---------- Data to process ----------

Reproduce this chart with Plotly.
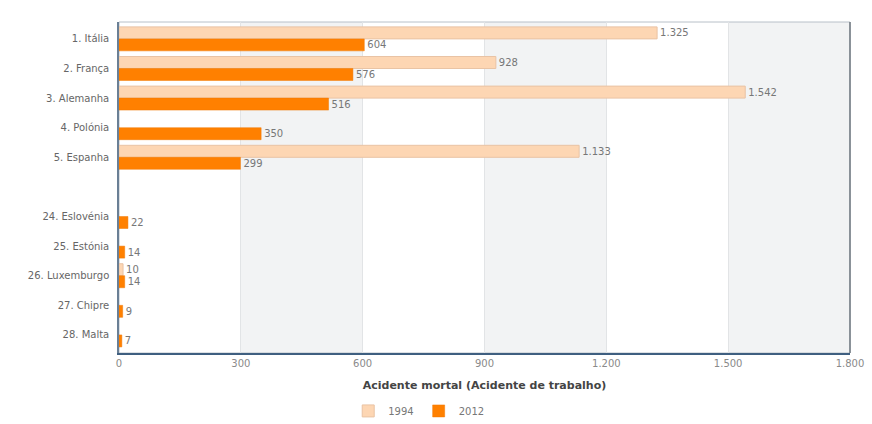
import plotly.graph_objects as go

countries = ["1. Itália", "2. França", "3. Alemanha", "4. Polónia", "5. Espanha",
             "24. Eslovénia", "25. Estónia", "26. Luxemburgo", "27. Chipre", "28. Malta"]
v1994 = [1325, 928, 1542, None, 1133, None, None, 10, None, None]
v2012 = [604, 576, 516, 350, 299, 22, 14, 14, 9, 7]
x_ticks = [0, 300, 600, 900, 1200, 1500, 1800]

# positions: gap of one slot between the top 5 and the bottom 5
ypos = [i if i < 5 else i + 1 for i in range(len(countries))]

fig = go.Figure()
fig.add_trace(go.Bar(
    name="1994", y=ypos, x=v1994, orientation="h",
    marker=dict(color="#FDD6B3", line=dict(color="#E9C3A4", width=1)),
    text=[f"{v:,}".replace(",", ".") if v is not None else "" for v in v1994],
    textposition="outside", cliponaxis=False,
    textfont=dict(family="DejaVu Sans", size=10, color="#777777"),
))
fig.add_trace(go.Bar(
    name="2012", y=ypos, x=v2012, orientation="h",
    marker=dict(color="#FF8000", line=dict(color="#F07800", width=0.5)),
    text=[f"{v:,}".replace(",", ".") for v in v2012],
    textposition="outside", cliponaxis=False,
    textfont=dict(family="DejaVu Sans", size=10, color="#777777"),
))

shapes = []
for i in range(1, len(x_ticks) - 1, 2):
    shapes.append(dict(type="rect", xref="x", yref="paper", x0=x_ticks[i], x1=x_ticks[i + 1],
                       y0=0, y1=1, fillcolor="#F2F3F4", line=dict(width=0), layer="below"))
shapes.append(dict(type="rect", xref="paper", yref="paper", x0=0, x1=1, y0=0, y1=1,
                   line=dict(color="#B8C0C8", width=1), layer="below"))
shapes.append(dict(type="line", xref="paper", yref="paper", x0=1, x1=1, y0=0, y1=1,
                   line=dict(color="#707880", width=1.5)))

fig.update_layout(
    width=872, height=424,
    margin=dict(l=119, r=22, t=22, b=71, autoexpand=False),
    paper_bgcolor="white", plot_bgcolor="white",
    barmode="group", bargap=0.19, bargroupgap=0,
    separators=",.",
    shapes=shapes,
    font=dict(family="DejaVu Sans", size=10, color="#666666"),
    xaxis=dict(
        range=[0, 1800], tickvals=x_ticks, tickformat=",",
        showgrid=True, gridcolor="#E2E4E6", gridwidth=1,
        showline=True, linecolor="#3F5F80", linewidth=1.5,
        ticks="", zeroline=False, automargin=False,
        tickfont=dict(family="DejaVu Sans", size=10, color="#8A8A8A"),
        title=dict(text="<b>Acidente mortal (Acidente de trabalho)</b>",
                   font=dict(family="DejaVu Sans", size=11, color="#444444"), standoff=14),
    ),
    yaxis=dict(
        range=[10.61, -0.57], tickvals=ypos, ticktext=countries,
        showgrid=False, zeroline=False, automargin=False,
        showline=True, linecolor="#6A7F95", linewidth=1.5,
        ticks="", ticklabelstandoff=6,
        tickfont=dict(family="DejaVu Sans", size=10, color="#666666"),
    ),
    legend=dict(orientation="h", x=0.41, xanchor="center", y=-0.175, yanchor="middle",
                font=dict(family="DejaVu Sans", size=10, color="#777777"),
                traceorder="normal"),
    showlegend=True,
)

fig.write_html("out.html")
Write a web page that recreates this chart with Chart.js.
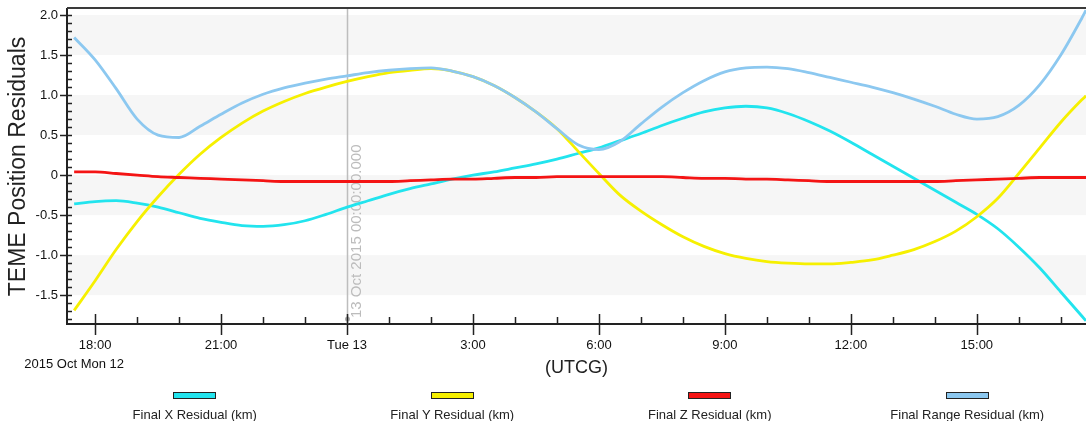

----------
---------- Data to process ----------

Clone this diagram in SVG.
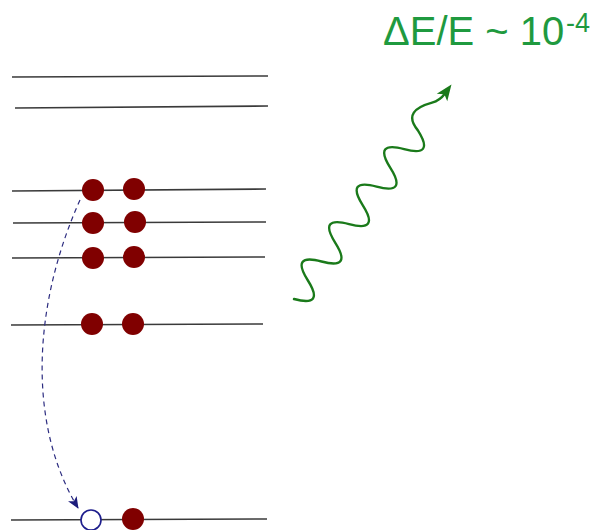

----------
---------- Data to process ----------

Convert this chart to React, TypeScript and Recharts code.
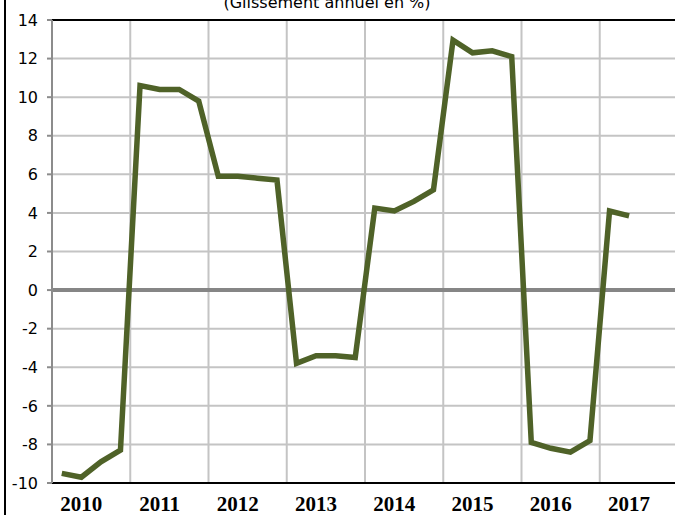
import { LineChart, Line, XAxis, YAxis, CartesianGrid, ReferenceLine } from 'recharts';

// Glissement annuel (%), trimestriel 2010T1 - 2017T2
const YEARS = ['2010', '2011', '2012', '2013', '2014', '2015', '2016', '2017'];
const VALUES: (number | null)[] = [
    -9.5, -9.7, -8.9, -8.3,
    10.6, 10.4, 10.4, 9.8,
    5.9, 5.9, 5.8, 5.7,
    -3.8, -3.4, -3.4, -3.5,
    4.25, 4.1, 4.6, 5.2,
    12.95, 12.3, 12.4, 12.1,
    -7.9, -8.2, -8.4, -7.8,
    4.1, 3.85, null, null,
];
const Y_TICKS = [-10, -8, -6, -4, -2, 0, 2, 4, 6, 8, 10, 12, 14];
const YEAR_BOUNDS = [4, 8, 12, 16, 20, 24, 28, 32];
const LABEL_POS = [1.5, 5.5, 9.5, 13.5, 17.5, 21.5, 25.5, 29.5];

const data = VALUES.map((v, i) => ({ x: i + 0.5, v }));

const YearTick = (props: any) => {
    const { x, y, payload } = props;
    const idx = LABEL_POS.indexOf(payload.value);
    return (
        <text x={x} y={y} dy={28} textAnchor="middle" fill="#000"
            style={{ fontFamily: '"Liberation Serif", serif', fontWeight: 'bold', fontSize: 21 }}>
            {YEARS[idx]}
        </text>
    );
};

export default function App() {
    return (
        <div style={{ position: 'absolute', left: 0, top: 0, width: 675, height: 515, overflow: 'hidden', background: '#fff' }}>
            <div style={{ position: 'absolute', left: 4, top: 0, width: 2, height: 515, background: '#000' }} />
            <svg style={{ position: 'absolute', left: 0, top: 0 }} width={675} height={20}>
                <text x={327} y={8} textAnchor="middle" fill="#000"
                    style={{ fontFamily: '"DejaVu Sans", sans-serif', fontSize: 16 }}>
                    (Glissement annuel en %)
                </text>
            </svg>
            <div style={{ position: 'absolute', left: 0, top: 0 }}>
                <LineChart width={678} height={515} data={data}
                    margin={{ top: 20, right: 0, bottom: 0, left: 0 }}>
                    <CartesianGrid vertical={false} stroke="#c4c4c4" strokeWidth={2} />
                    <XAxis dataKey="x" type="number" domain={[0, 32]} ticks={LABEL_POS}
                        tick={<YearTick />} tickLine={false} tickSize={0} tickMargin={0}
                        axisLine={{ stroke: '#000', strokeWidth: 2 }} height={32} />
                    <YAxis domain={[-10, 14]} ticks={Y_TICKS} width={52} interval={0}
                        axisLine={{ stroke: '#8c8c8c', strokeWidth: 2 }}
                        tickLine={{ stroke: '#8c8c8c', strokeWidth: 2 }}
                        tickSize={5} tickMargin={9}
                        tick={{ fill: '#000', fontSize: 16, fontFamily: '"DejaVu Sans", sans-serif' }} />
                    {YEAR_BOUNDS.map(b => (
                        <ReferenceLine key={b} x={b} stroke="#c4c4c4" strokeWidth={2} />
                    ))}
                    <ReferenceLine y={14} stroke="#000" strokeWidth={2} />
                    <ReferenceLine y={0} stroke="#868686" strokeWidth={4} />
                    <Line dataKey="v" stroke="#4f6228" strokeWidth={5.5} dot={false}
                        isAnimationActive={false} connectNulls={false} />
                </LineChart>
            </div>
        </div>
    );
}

----------

## Problem
Reproduce exactly the lines above starting at the line containing "Convert this chart" and ending at the line containing "YAxis, CartesianGrid, ReferenceLine", including both, but not the pictures.

## Output
Convert this chart to React, TypeScript and Recharts code.
import { LineChart, Line, XAxis, YAxis, CartesianGrid, ReferenceLine } from 'recharts';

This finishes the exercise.